Archive for the ‘Marketing’ Category
Is it too soon to talk about Christmas?
I’ve come to a conclusion: Christmas is the ultimate marketing success. (But not, I assume, in the way originally intended.)
God’s gift to retail business: the marketing campaign that runs itself
Year after year, the whisper of Christmas arrives on the autumn wind. With a little help, the whisper builds quickly to a song and then a shout. Frenzy grows. Shoppers are trampled.
How does it happen? I have some ideas that may account for the popularity and success of consumer Christmas.
- Consumer Christmas is based on an existing broadly recognized cultural-religious holiday, which gives it legitimacy, but it has been effectively expurgated of all spiritual meaning, which means you don’t have to be Christian—or even religious—to celebrate it.
- It has persistent and wholesome themes (charity, selflessness, giving, family, light in the darkness). In our fast-paced convenience culture, with little time to make gifts or really even think about them, the theme of giving means buying.
- It has simple symbols (trees, stars, snow, wrapped gifts, red, green), which allow it to easily spread and adapt to different places and cultures.
- And it has honourable mascots (Santa, Jesus). Who doesn’t root for poor babies born in barns and jolly eccentric old white men who bring gifts to the good children and coal to the bad ones?

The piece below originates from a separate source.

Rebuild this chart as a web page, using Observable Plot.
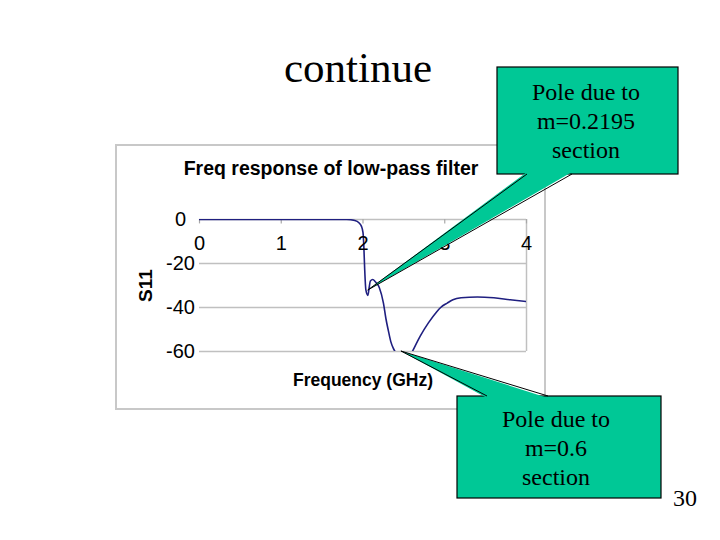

- Followers defend it vehemently, whether or not they have a faith connection to it.
- You never need to tell people it’s coming. Everyone already expects it.
- Its power of truncated tradition and manipulated myth combine to create a gravitational pull that sometimes traps other events, like Boxing Day, in its orbit. Other pure marketing schemes, like Black Friday and Cyber Monday, try to ride the gravitational wave to prominence.
A brief digression
No other holiday is more associated with a child’s smiling face as she unwraps a gift. Today, however, these anticipation and joy have moved from the holiday to the everyday. We have elevated unwrapping to an art, a spectacle to share with the world, and called it unboxing. This is the power of consumer Christmas.
A questionable conclusion
I haven’t got a clue what you can do with this information. Okay, maybe I have one clue.
I guess don’t mess with success is the best I can assess. It’s a fair bet that until Jesus returns, Santa will be his lieutenant and consumer Christmas will march around every year, everywhere. It’s hard to out-promote a man who selflessly travels the globe bearing gifts for all. (You don’t hear too much about the kids who get coal these days.) It’s also hard to be heard above the noise.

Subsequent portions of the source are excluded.